Saturday, August 24, 2019

 

Don't Be Squeamish

Dear Mike,

An exhaustively annotated edition of Swinburne’s letter might include some of the following information on the allusion made to Octavia and Queen Caroline.

Sir Joseph Arnould, Life of Thomas, First Lord Denman, Formerly Lord Chief Justice of England (Boston: Estes & Lauriat, 1874), vol. 1, pp. 133-134:
"While we were calling our witnesses, and I was at Holland House on Sundays and at home in the evenings, anxiously sifting the minutes of evidence, Dr. Parr was my frequent correspondent, pointing out illustrations of many parts of our case from history and classical literature. He earnestly besought me to look into Bayle, and weave into my summing-up allusions to Judith, Julia, and Octavia. The two first seemed to me inapplicable; the third flashed upon me like lightning. In a moment I resolved to make the unhappy wife of Nero my heroine, and indeed, the parallel was perfect. I was deeply smitten, too, with the honest chambermaid's Greek, but, trembling as to the effect it might produce, I wrote back to ask Parr whether I could venture to bring it forward. He, in reply, at first suggested a method of periphrasis, but, at length, recurring to it in the postscript to a long letter, he burst out, ‘Oh dear, Mr. Denman, I am for the word itself — don't be squeamish.’

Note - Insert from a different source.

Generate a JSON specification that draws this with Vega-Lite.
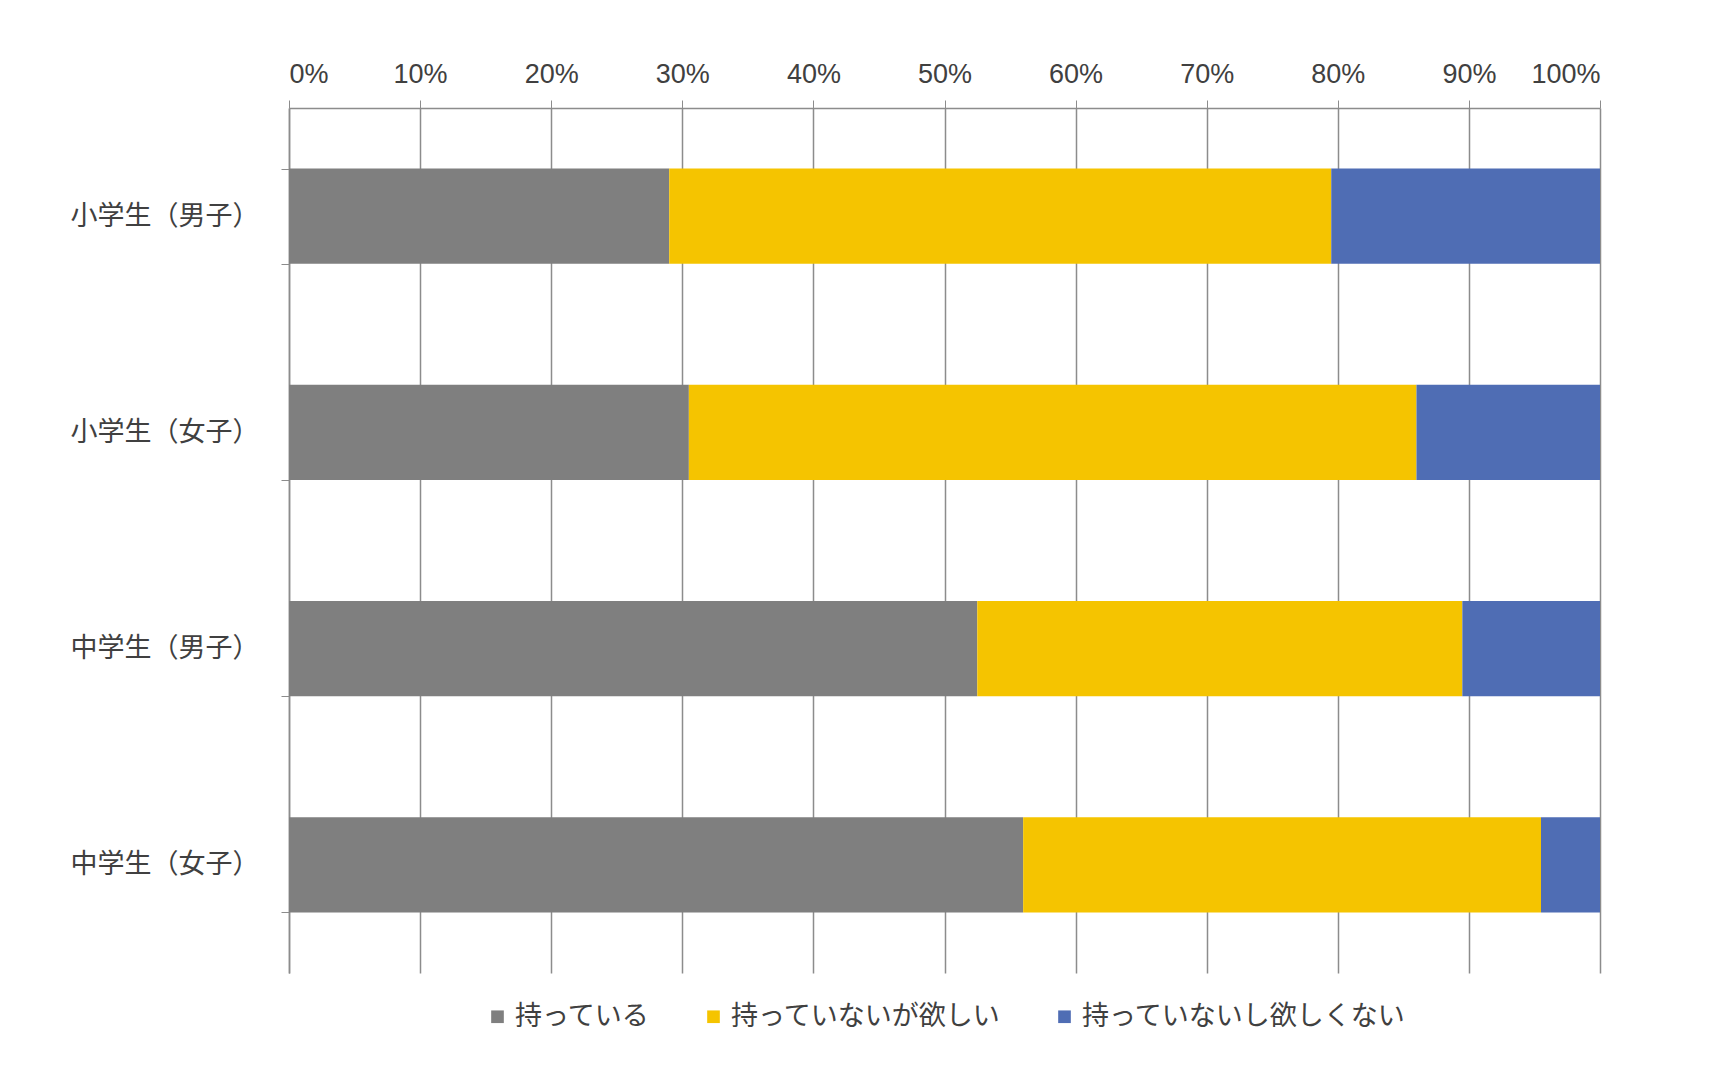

My speech was as successful with a view to my own reputation as my friends could desire. I hope, too, that it was of some use to the Queen, though the unfortunate turn that was, not quite unjustly, given to the parable of the woman taken in adultery has given me some of the bitterest moments of my life. Not that the subject was unfit to be touched, for it could not fail to have some effect on persons possessing religious feelings; but it ought not to have formed the concluding sentence, and might have been more guardedly introduced, and more dexterously softened off."
Arnould’s footnote 1 (p. 135):
Bayle, article ‘Octavia,’ cites the parallel passages from Tacitus and Xiphilin; Tacitus Ann. xiv., c. 60, Xiphilin p. 176; and see also Dion lii. 13. Neither the Latin nor the Greek can be quoted with decency. Tigellinus was presiding at the examination in which the female attendants of Octavia were being tortured to prove their mistress guilty of adultery with a slave. The imputation cast upon Tigellinus by the ‘honest chambermaid’ was of a nameless impurity, which made him peculiar for infamy even in the infamous court of Nero.
The word itself in the honest chambermaid’s Greek that could not be quoted with decency was ‘αἰδοῖον’; in the honest chambermaid’s Latin, ‘muliebria’, squeamishly rendered, – or ‘dextrously softened off’ – by translators Alfred John Church and William Jackson Brodribb (1876) as ‘person’.

Dio Cassius, Roman History 62b.13.4 (tr. Earnest Cary):
ἐπεὶ γὰρ τῶν περὶ τὴν Ὀκταουίαν ὄντων οἱ ἄλλοι πάντες πλὴν Πυθιάδος συνεπέθεντο μετὰ τῆς Σαβίνης αὐτῇ, τῆς μέν, ὅτι ἐδυστύχει, καταφρονήσαντες, τὴν δέ, ὅτι ἴσχυε, κολακεύοντες, μόνη ἡ Πυθιὰς οὔτε τι κατεψεύσατο αὐτῆς, καίπερ πικρότατα βασανισθεῖσα, καὶ τέλος ὡς ὁ Τιγελλῖνος ἐνέκειτο αὐτῇ, προσέπτυσέ τε αὐτῷ καὶ εἶπε: ‘καθαρώτερον, ὦ Τιγελλῖνε, τὸ αἰδοῖον ἡ δέσποινά μου τοῦ σοῦ στόματος ἔχει.’

When all the other attendants of Octavia, with the exception of Pythias, had taken sides with Sabina in her attack upon the empress, despising Octavia because she was in misfortune and toadying to Sabina because she had great influence, Pythias alone had refused, though cruelly tortured, to utter lies against her mistress, and finally, as Tigellinus continued to urge her, she spat in his face, saying: "My mistress's privy parts are cleaner, Tigellinus, than your mouth."
Tacitus, Annals 14.60 (tr. Alfred John Church and William Jackson Brodribb):
Actae ob id de ancillis quaestiones et vi tormentorum victis quibusdam ut falsa adnuerent, plures perstitere sanctitatem dominae tueri; ex quibus una instanti Tigellino castiora esse muliebria Octaviae respondit quam os eius.

As a consequence, her slave-girls were examined under torture, and though some were forced by the intensity of agony into admitting falsehoods, most of them persisted in upholding the virtue of their mistress. One of them said, in answer to the furious menaces of Tigellinus, that Octavia's person was purer than his mouth.